Reproduce nothing but the lines from the one with "What matplotlib code" through the one with "import numpy as np", exactly and with both ends. Omit pictures.

--- Start ---

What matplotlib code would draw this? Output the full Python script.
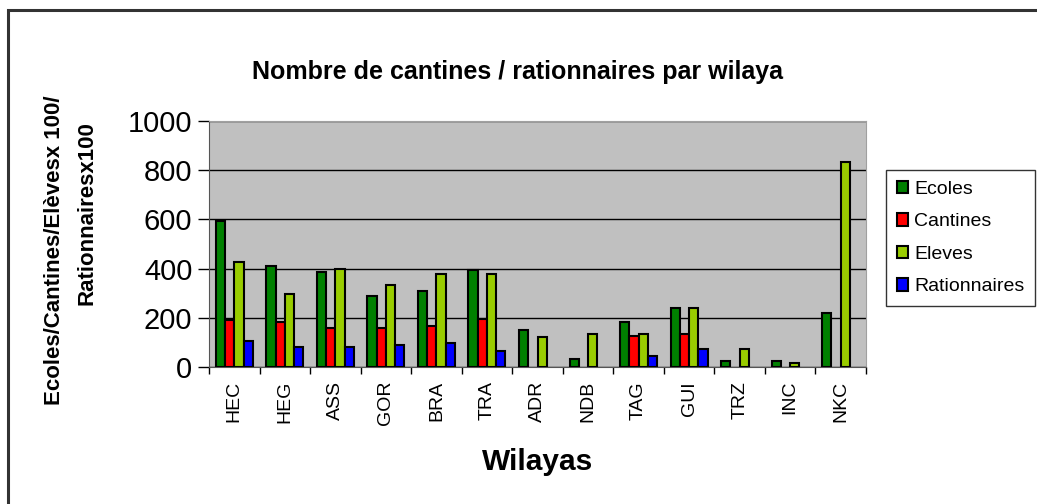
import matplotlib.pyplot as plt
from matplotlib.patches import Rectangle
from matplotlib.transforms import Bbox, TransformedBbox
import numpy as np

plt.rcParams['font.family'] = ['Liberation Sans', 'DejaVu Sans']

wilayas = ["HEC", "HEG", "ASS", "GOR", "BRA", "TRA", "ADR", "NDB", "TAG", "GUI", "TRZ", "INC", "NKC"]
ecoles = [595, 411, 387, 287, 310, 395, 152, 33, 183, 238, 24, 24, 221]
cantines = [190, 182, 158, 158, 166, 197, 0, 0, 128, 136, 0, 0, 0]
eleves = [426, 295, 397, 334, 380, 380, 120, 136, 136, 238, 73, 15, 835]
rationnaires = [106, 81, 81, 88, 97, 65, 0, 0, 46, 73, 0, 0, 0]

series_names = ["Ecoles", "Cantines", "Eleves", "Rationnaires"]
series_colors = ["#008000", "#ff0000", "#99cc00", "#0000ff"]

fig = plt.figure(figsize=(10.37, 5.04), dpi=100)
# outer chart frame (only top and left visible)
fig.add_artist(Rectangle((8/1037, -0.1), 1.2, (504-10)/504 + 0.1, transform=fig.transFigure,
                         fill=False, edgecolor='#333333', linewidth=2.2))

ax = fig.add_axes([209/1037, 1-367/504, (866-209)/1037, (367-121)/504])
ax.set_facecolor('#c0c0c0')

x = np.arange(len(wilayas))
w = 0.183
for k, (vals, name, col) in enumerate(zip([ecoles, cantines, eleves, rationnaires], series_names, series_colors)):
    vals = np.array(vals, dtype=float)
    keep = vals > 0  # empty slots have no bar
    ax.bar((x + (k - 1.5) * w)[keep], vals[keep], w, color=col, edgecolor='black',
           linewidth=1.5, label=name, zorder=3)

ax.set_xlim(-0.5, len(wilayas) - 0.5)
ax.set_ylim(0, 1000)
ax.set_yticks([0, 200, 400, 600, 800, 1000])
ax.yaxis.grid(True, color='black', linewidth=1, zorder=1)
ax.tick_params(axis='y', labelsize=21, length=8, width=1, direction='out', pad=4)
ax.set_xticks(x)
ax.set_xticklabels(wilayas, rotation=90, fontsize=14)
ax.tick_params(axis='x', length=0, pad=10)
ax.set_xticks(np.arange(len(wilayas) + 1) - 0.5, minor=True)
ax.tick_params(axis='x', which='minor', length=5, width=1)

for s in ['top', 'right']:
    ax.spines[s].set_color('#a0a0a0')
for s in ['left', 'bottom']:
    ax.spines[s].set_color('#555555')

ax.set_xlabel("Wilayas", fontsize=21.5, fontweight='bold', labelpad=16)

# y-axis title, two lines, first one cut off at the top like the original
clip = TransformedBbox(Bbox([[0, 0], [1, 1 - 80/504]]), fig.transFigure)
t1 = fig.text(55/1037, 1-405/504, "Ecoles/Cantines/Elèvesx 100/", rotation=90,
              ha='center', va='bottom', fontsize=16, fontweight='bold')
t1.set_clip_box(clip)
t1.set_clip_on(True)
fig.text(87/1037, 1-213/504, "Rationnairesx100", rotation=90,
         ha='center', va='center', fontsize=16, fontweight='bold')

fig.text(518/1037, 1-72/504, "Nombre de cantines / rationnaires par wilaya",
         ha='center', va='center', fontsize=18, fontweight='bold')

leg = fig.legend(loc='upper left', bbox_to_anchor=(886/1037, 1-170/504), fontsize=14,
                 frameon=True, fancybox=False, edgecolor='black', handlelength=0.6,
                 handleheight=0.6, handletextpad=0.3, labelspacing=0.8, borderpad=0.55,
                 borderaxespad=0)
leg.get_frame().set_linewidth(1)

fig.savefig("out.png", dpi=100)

--- End ---
--- Start ---

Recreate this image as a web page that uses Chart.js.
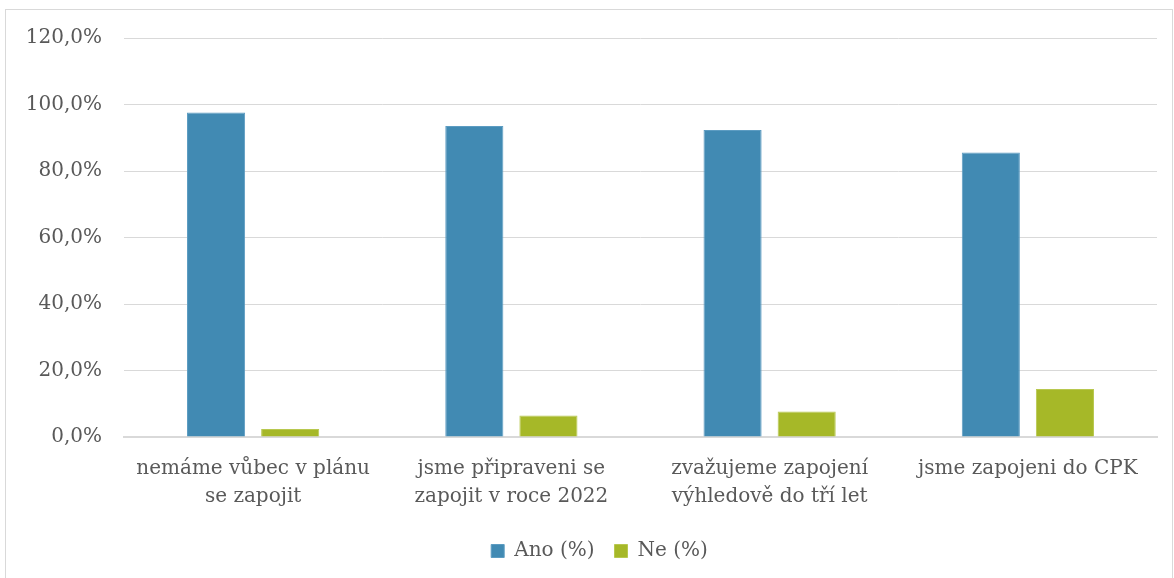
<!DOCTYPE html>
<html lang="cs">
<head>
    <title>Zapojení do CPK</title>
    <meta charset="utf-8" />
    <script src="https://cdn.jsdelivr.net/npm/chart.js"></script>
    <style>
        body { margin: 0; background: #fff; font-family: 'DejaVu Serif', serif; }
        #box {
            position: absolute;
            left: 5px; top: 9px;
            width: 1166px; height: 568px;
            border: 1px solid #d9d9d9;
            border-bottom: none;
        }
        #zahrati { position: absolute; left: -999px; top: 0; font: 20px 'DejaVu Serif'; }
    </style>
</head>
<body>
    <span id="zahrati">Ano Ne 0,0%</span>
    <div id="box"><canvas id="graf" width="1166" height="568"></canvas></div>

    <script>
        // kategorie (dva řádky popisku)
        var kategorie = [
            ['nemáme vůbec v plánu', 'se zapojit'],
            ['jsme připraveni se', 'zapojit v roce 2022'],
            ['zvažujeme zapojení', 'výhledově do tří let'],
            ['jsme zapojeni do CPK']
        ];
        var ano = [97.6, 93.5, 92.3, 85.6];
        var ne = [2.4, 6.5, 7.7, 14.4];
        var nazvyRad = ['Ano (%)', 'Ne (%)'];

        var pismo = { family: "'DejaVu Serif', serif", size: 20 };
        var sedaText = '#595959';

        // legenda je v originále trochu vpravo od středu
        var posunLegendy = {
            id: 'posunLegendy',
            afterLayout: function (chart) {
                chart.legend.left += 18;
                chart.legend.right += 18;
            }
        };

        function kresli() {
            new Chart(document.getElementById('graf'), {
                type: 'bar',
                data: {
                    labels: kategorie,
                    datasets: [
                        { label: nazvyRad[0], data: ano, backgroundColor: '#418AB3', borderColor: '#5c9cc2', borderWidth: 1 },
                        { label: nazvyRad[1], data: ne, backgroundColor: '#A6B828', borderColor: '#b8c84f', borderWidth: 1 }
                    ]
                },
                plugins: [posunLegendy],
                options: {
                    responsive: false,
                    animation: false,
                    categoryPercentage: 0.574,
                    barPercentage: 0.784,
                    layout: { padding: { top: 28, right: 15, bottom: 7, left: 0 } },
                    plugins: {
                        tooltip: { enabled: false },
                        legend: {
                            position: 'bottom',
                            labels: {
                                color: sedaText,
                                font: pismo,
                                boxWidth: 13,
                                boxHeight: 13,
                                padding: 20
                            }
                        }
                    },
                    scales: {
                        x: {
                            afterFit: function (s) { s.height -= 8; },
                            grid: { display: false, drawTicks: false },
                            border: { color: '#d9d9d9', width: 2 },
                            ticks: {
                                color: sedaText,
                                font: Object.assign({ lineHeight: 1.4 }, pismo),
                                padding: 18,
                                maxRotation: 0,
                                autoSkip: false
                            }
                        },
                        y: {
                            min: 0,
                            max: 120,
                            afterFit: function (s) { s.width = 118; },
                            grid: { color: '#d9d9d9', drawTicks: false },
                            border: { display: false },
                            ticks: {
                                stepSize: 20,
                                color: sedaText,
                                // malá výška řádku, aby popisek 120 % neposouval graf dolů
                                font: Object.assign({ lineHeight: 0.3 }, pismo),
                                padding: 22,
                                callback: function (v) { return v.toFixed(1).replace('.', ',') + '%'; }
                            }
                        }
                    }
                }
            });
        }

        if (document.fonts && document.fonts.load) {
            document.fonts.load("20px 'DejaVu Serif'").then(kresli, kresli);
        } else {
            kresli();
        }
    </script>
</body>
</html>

--- End ---

> _FULL RESPONSE_
What matplotlib code would draw this? Output the full Python script.
import matplotlib.pyplot as plt
from matplotlib.patches import Rectangle
from matplotlib.transforms import Bbox, TransformedBbox
import numpy as np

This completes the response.